Dear Wendy
Dear Wendy

“We’ve Broken Up Without Really Breaking Up”

I’m 29 and my 40 year old boyfriend broke up with me a couple of weeks ago. To make a long story short, he misinterpreted a comment I made and in turn decided he no longer wanted to be in a relationship. Since then, we have been talking almost every day and have seen each other a couple of times. Even though he maintains that he doesn’t want to be in a relationship, when we are together it feels like we never broke up. We spent Valentine’s Day together and he said he couldn’t imagine not spending it with me, and that I make his house feel like a home. He even looked me in the eyes and told me multiple times that he loves me (something that he hadn’t said since are disagreement). We kiss, hold hands, hug and go out just like we did before. Part of me thinks that I should stop seeing/talking to him because he stated that he doesn’t want to be in a relationship. However, the other part of me truly believes that he is confused and that eventually we will get back together. He has the tendency to change his mind about things.

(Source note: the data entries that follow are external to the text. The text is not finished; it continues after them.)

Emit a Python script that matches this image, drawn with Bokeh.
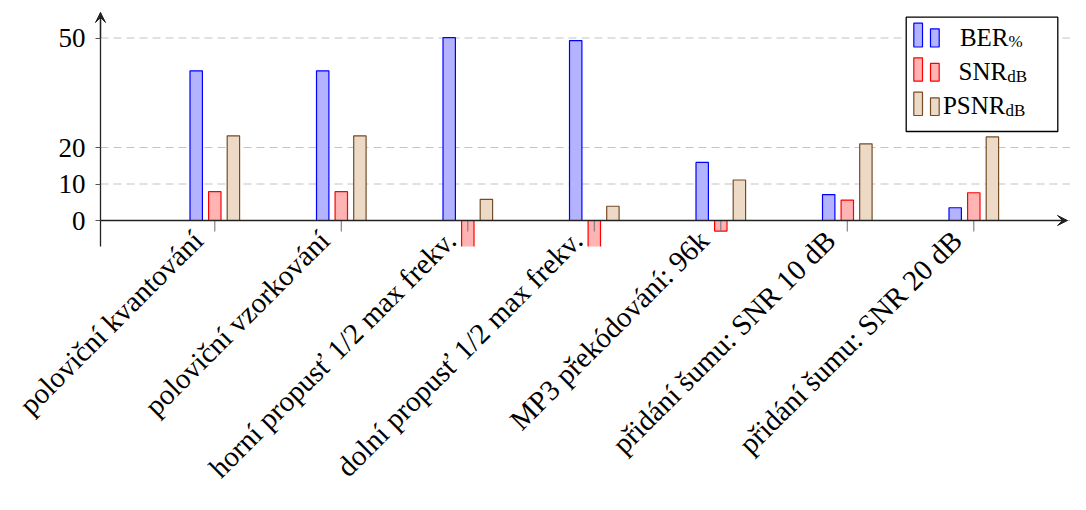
import math
import numpy as np
from bokeh.plotting import figure
from bokeh.models import (ColumnDataSource, FixedTicker, Range1d, Arrow, VeeHead)
from bokeh.transform import dodge
from bokeh.embed import file_html
from bokeh.resources import INLINE

# ---------------- data ----------------
categories = [
    "poloviční kvantování",
    "poloviční vzorkování",
    "horní propusť 1/2 max frekv.",
    "dolní propusť 1/2 max frekv.",
    "MP3 překódování: 96k",
    "přidání šumu: SNR 10 dB",
    "přidání šumu: SNR 20 dB",
]
ber_pct = [41.0, 41.0, 50.1, 49.3, 15.9, 7.1, 3.5]
snr_db = [7.9, 7.9, -12.0, -12.0, -2.9, 5.6, 7.6]
psnr_db = [23.2, 23.2, 5.8, 3.9, 11.1, 21.0, 22.9]
y_ticks = [0, 10, 20, 50]
series_names = ["BER", "SNR", "PSNR"]
series_subs = ["%", "dB", "dB"]

# ---------------- geometry / style ----------------
FONT = "Liberation Serif"
fills = ["#b3b3ff", "#ffb3b3", "#ecd9c6"]
lines = ["#0000ff", "#ff0000", "#734d26"]
W, H = 1070, 494
PX_PER_CAT = 126.5        # pixels between category centres
CAT0_PX = 214.3           # pixel x of first category
PX_PER_UNIT = 3.65        # pixels per y unit
ZERO_PY = 220.0           # pixel y of value 0

def lx(px):
    return (px - CAT0_PX) / PX_PER_CAT

def ly(py):
    return (ZERO_PY - py) / PX_PER_UNIT

X0, X1 = lx(0), lx(W)
Y0, Y1 = ly(H), ly(0)
X_AXIS = lx(100)          # where the y axis sits
X_TIP = lx(1067)
Y_TIP = ly(12)
Y_AXIS_MIN = ly(246)
TICK_END = ly(231)
OFF = 0.147
BW = 0.098
AXIS_COLOR = "#222222"

xs = list(range(len(categories)))
src = ColumnDataSource(dict(x=xs, ber=ber_pct, snr=snr_db, psnr=psnr_db, cat=categories))
grid_src = ColumnDataSource(dict(y=y_ticks))

p = figure(width=W, height=H, x_range=Range1d(X0, X1), y_range=Range1d(Y0, Y1),
           output_backend="svg", toolbar_location=None,
           min_border_left=0, min_border_right=0, min_border_top=0, min_border_bottom=0)
p.outline_line_color = None
p.background_fill_color = "white"
p.border_fill_color = "white"

# dashed horizontal grid (starting at the y axis)
p.xgrid.visible = False
p.ygrid.visible = False
p.segment(x0=X_AXIS, x1=X1, y0="y", y1="y", source=grid_src,
          line_color="#c4c4c4", line_dash="8 5", line_width=1.2)

# bars
for col, off, fc, lc in zip(["ber", "snr", "psnr"], [-OFF, 0.0, OFF], fills, lines):
    p.vbar(x=dodge("x", off), top=col, bottom=0, width=BW, source=src,
           fill_color=fc, line_color=lc, line_width=1.2)

# white mask below the visible axis range (bars are clipped there)
p.quad(left=[X0], right=[X1], top=[Y_AXIS_MIN], bottom=[Y0],
       fill_color="white", line_color=None)

# x axis: line with arrow at y = 0, ticks below, rotated labels
p.xaxis.visible = False
p.add_layout(Arrow(end=VeeHead(size=10, line_color=AXIS_COLOR, fill_color=AXIS_COLOR, line_width=1),
                   x_start=X_AXIS, y_start=0, x_end=X_TIP, y_end=0,
                   line_color=AXIS_COLOR, line_width=1.3))
p.segment(x0="x", x1="x", y0=0, y1=TICK_END, source=src,
          line_color="#7a7a7a", line_width=1.1)
p.text(x="x", y=0, text="cat", source=src, angle=math.pi / 4,
       text_align="right", text_baseline="middle", x_offset=-17, y_offset=15,
       text_font={"value": FONT}, text_font_size={"value": "29px"}, text_color="black")

# y axis
ya = p.yaxis[0]
ya.fixed_location = X_AXIS
ya.ticker = FixedTicker(ticks=y_ticks)
ya.bounds = (Y_AXIS_MIN, Y_TIP)
ya.major_label_text_font = FONT
ya.major_label_text_font_size = "27px"
ya.major_label_text_color = "black"
ya.major_tick_out = 5
ya.major_tick_in = 0
ya.major_tick_line_color = "#555555"
ya.minor_tick_line_color = None
ya.axis_line_color = AXIS_COLOR
ya.axis_line_width = 1.3
ya.major_label_standoff = 10
p.add_layout(Arrow(end=VeeHead(size=10, line_color=AXIS_COLOR, fill_color=AXIS_COLOR, line_width=1),
                   x_start=X_AXIS, y_start=50, x_end=X_AXIS, y_end=Y_TIP,
                   line_color=AXIS_COLOR, line_width=1.3))

# ---------------- legend (drawn by hand for subscripts) ----------------
p.quad(left=[lx(905.7)], right=[lx(1057.3)], top=[ly(16.7)], bottom=[ly(131)],
       fill_color="white", line_color="black", line_width=1.3, level="overlay")
row_tops = [22.7, 57.3, 91.7]
row_base = [46.5, 80.7, 115.0]
sub_base = [51.0, 85.5, 120.0]
split_x = [1008.0, 1006.7, 1005.0]
TXT_SHIFT = 10.0
for i in range(3):
    p.quad(left=[lx(913.3), lx(930.0)], right=[lx(922.0), lx(938.7)],
           top=[ly(row_tops[i]), ly(row_tops[i] + 5.6)],
           bottom=[ly(row_base[i]), ly(row_base[i])],
           fill_color=fills[i], line_color=lines[i], line_width=1.2, level="overlay")
    p.text(x=[lx(split_x[i])], y=[ly(row_base[i] - TXT_SHIFT)], text=[series_names[i]],
           text_align="right", text_baseline="alphabetic",
           text_font={"value": FONT}, text_font_size={"value": "25px"},
           text_color="black", level="overlay")
    p.text(x=[lx(split_x[i])], y=[ly(sub_base[i] - TXT_SHIFT)], text=[series_subs[i]],
           text_align="left", text_baseline="alphabetic",
           text_font={"value": FONT}, text_font_size={"value": "17px"},
           text_color="black", level="overlay")

open("out.html", "w").write(file_html(p, INLINE))
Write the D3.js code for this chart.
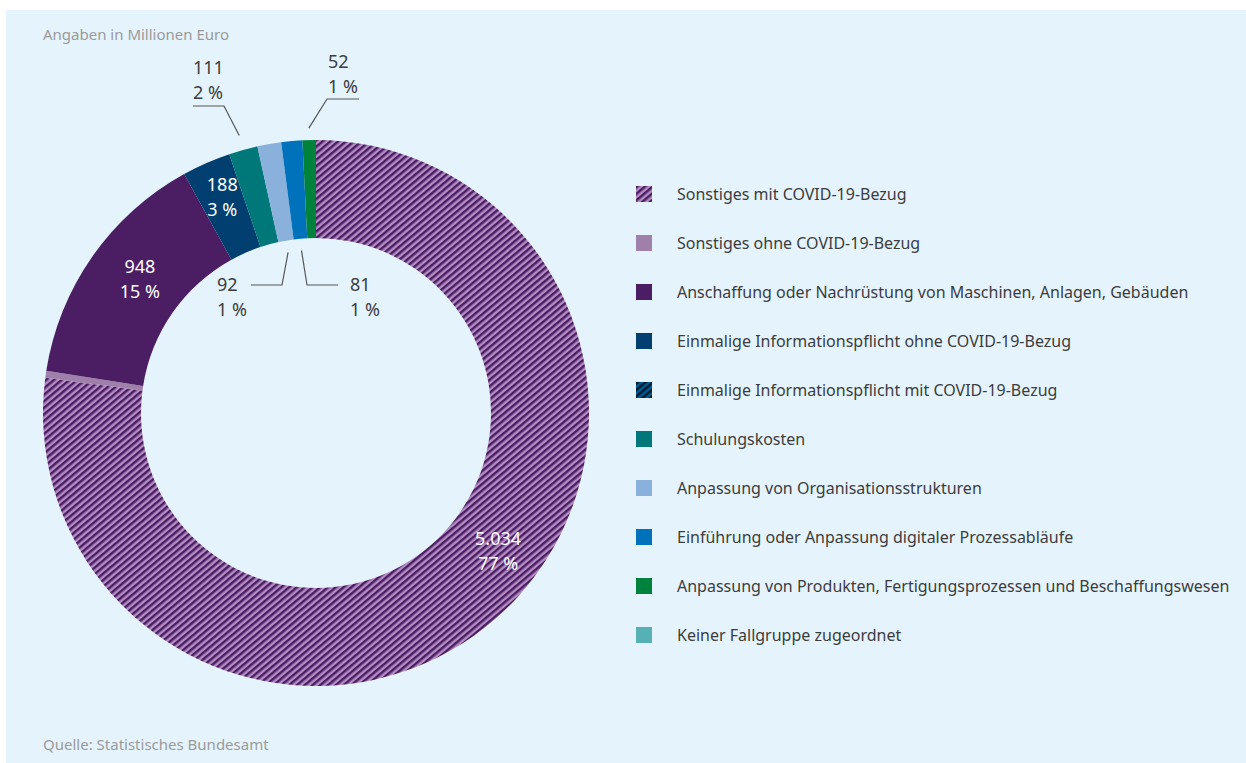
<!DOCTYPE html>
<html>
<head>
<meta charset="utf-8">
<script src="https://cdn.jsdelivr.net/npm/d3@7"></script>
<style>
  body { margin: 0; background: #ffffff; }
  svg { display: block; font-family: "Noto Sans", sans-serif; }
</style>
</head>
<body>
<div id="chart"></div>
<script>
// data (Millionen Euro), clockwise from 12 o'clock
const categories = [
  "Sonstiges mit COVID-19-Bezug",
  "Sonstiges ohne COVID-19-Bezug",
  "Anschaffung oder Nachrüstung von Maschinen, Anlagen, Gebäuden",
  "Einmalige Informationspflicht ohne COVID-19-Bezug",
  "Einmalige Informationspflicht mit COVID-19-Bezug",
  "Schulungskosten",
  "Anpassung von Organisationsstrukturen",
  "Einführung oder Anpassung digitaler Prozessabläufe",
  "Anpassung von Produkten, Fertigungsprozessen und Beschaffungswesen",
  "Keiner Fallgruppe zugeordnet"
];
const values = [5034, 27, 948, 188, 0, 111, 92, 81, 52, 0];
const valueLabels = ["5.034", "", "948", "188", "", "111", "92", "81", "52", ""];
const percentLabels = ["77 %", "", "15 %", "3 %", "", "2 %", "1 %", "1 %", "1 %", ""];

const colors = ["url(#hatchPurple)", "#9f80ab", "#4b1e63", "#003f6f", "url(#hatchNavy)",
                "#00787a", "#8ab1dc", "#0071bb", "#00813c", "#55b1b6"];

const width = 1246, height = 763;

const svg = d3.select("#chart")
  .append("svg")
  .attr("width", width)
  .attr("height", height);

const defs = svg.append("defs");

function hatch(id, dark, light) {
  const p = defs.append("pattern")
    .attr("id", id)
    .attr("patternUnits", "userSpaceOnUse")
    .attr("width", 5)
    .attr("height", 5)
    .attr("patternTransform", "rotate(-40)");
  p.append("rect").attr("width", 5).attr("height", 5).attr("fill", light);
  p.append("rect").attr("width", 5).attr("height", 2.5).attr("fill", dark);
}
hatch("hatchPurple", "#4b1e63", "#b38cc3");
hatch("hatchNavy", "#001a2e", "#005a96");

// panel
svg.append("rect")
  .attr("x", 6).attr("y", 10)
  .attr("width", width - 6).attr("height", height - 10)
  .attr("fill", "#e5f4fc");

svg.append("text")
  .attr("x", 43).attr("y", 40)
  .attr("fill", "#9a9a9a")
  .style("font-size", "15px")
  .text("Angaben in Millionen Euro");

svg.append("text")
  .attr("x", 43).attr("y", 750)
  .attr("fill", "#9a9a9a")
  .style("font-size", "15px")
  .text("Quelle: Statistisches Bundesamt");

// donut
const cx = 316, cy = 413, outerR = 273, innerR = 175;

const pie = d3.pie().sort(null).value(d => d);
const arcs = pie(values);
const arc = d3.arc().innerRadius(innerR).outerRadius(outerR);

const g = svg.append("g").attr("transform", `translate(${cx},${cy})`);

g.selectAll("path.slice")
  .data(arcs)
  .enter()
  .append("path")
  .attr("class", "slice")
  .attr("d", arc)
  .attr("fill", (d, i) => colors[i]);

// labels inside the ring (white), placed by angle (deg) and radius
const inside = [
  { i: 0, deg: 127, r: 228 },
  { i: 2, deg: 307.5, r: 222 },
  { i: 3, deg: 336.6, r: 236 }
];
inside.forEach(o => {
  const a = o.deg * Math.PI / 180;
  const x = Math.sin(a) * o.r;
  const y = -Math.cos(a) * o.r;
  const t = g.append("text")
    .attr("text-anchor", "middle")
    .attr("fill", "#ffffff")
    .style("font-size", "18px");
  t.append("tspan").attr("x", x).attr("y", y - 5).text(valueLabels[o.i]);
  t.append("tspan").attr("x", x).attr("y", y + 20).text(percentLabels[o.i]);
});

// labels outside with leader lines (start radius, elbow, end of horizontal, text pos)
const outside = [
  { i: 5, r0: outerR + 15, ex: -92, ey: -307, hx: -123, tx: -123, ty: -339 },
  { i: 8, r0: outerR + 12, ex: 11, ey: -314, hx: 43, tx: 12, ty: -345 },
  { i: 6, r0: innerR - 12, ex: -34, ey: -128, hx: -65, tx: -99, ty: -122 },
  { i: 7, r0: innerR - 12, ex: -9, ey: -128, hx: 22, tx: 34, ty: -122 }
];
outside.forEach(o => {
  const a = arcs[o.i];
  const mid = (a.startAngle + a.endAngle) / 2;
  const x0 = Math.sin(mid) * o.r0;
  const y0 = -Math.cos(mid) * o.r0;
  g.append("path")
    .attr("d", `M${x0},${y0}L${o.ex},${o.ey}L${o.hx},${o.ey}`)
    .attr("fill", "none")
    .attr("stroke", "#555555")
    .attr("stroke-width", 1.2);
  const t = g.append("text")
    .attr("fill", "#3c3c3c")
    .style("font-size", "18px");
  t.append("tspan").attr("x", o.tx).attr("y", o.ty).text(valueLabels[o.i]);
  t.append("tspan").attr("x", o.tx).attr("y", o.ty + 25).text(percentLabels[o.i]);
});

// legend
const legend = svg.append("g").attr("transform", "translate(636,186)");
const item = legend.selectAll("g.item")
  .data(categories)
  .enter()
  .append("g")
  .attr("class", "item")
  .attr("transform", (d, i) => `translate(0,${i * 49})`);

item.append("rect")
  .attr("width", 16).attr("height", 16)
  .attr("fill", (d, i) => colors[i]);

item.append("text")
  .attr("x", 41).attr("y", 14)
  .attr("fill", "#3c3c3c")
  .style("font-size", "16px")
  .text(d => d);
</script>
</body>
</html>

I am wondering if I can handle being in this in limbo state with him, especially if he or I start dating other people as well. I have never felt so conflicted before. What should I do? — Conflicted Ex


If, two weeks after dumping you over some misinterpreted comment you made, your (ex) boyfriend still “maintains that he doesn’t want to be in a relationship,” all the while talking with you every day, telling you he loves you and spending Valentine’s Day with you, then what he’s really saying is he doesn’t want the commitment of a relationship, but he’s happy to reap the benefits (including, I’m guessing, sex). Girl, you need to take back your power and quit enabling this behavior. The only one who’s going to make it stop is you. As long as he’s getting what he wants from your relationship, there’s no reason for him to change anything about it. So, if you’re unhappy with the way things are, tell him. Tell him that you’re sorry for whatever it is you said that set this whole thing off, but if he can’t accept your apology and take you back as his girlfriend, you can’t continue doing what it is you’re doing, because it hurts too much to be with him without really being with him. Tell him that if he means what he says when he tells you he loves you, he’ll either commit to you fully or let you go so you can find someone who will. This limbo state is not healthy, and you need to MOA if your time in it is indefinite.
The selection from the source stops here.